Somos meritocráticos por mero instinto de supervivencia. Si no nos afanamos en alcanzar la cima, la única opción que nos queda es el pozo sin fondo del fracaso. Trabajar duro, sin más, y obtener calificaciones decentes deja de ser suficiente desde el momento en que crees que solo hay dos opciones: las altas cumbres o la cavernosa sima. Responde al esquema clásico del dilema del prisionero: pasarte un par de horas en el comedor hablando de todo y de nada, o emplear ese tiempo en conversaciones intelectuales sobre asuntos morales y filosóficos o tener una cita, todas estas son cosas que restan tiempo del propósito esencial de escalar a la cima, de ahí que emprenderlas nos dejen en peor situación respecto al resto de nuestros competidores… Puesto que pensamos que la humanidad —y por lo tanto sus instituciones— está corrompida y es egoísta, la única persona en la que podemos confiar somos nosotros mismos. La única manera que tenemos de evitar fracasar, que nos rebasen, sucumbir, finalmente, al mundo caótico que nos rodea, es contar con los medios (la seguridad financiera) para no depender más que de nosotros mismos[3].

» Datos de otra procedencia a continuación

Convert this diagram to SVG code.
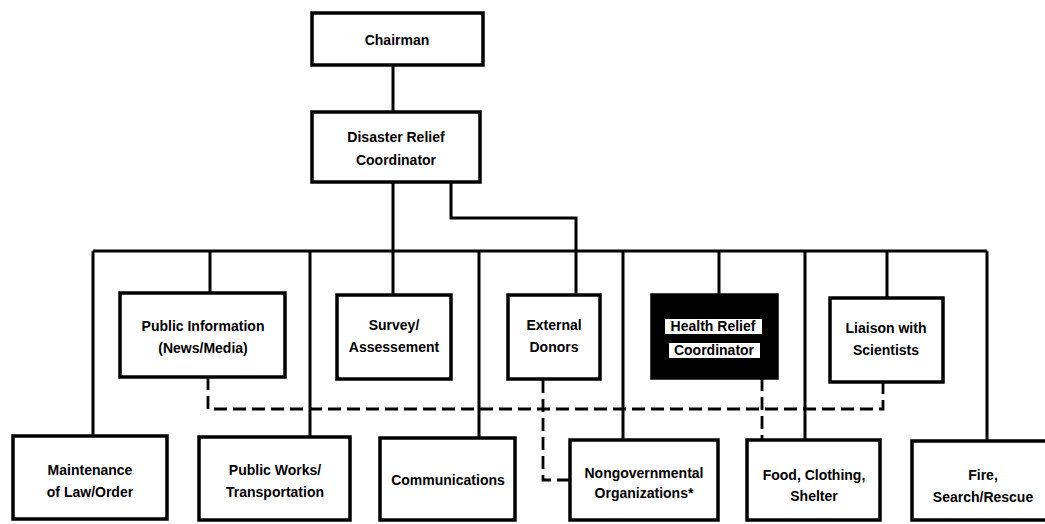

El liberalismo avanzado está eliminando la educación liberal con verdadero entusiasmo y ferocidad, por entender que no es práctica ni desde el punto de vista ideológico ni desde el económico. A los estudiantes la mayoría de sus profesores de humanidades y ciencias sociales les enseñan que la única materia política que merece la pena abordar consiste en igualar a todas las personas en cuanto a dignidad y respeto, incluso si las instituciones mismas son máquinas de separar los económicamente viables de aquellos que serán objeto de burla por su atrasado punto de vista respecto del comercio, la inmigración, la nacionalidad y las creencias religiosas. La práctica unanimidad de las posturas políticas representadas en los campus universitarios cuenta con el eco de la omnipresente creencia en que la educación debe ser práctica en términos económicos, y que ha de culminar en un puesto muy bien pagado en una ciudad atestada de gente del mismo nivel de estudios y creencias que continuará reforzando su entusiasta indignación frente a las desigualdades al tiempo que se aprovecha de sus abundantes frutos. Las universidades pugnan entre sí para producir «resultados lectivos» que resulten prácticos, ya sea introduciendo un montón de nuevos programas destinados a conseguir que los estudiantes sean inmediatamente empleables o renombrando y reorientando estudios existentes para promocionar su relevancia económica. Sencillamente no hay otra opción en un mundo globalizado y económicamente competitivo. Pocos perciben hasta qué punto este esquema implacable es incluso más común en el liberalismo avanzado, el régimen que se suponía que aseguraría una ilimitada paleta de opciones.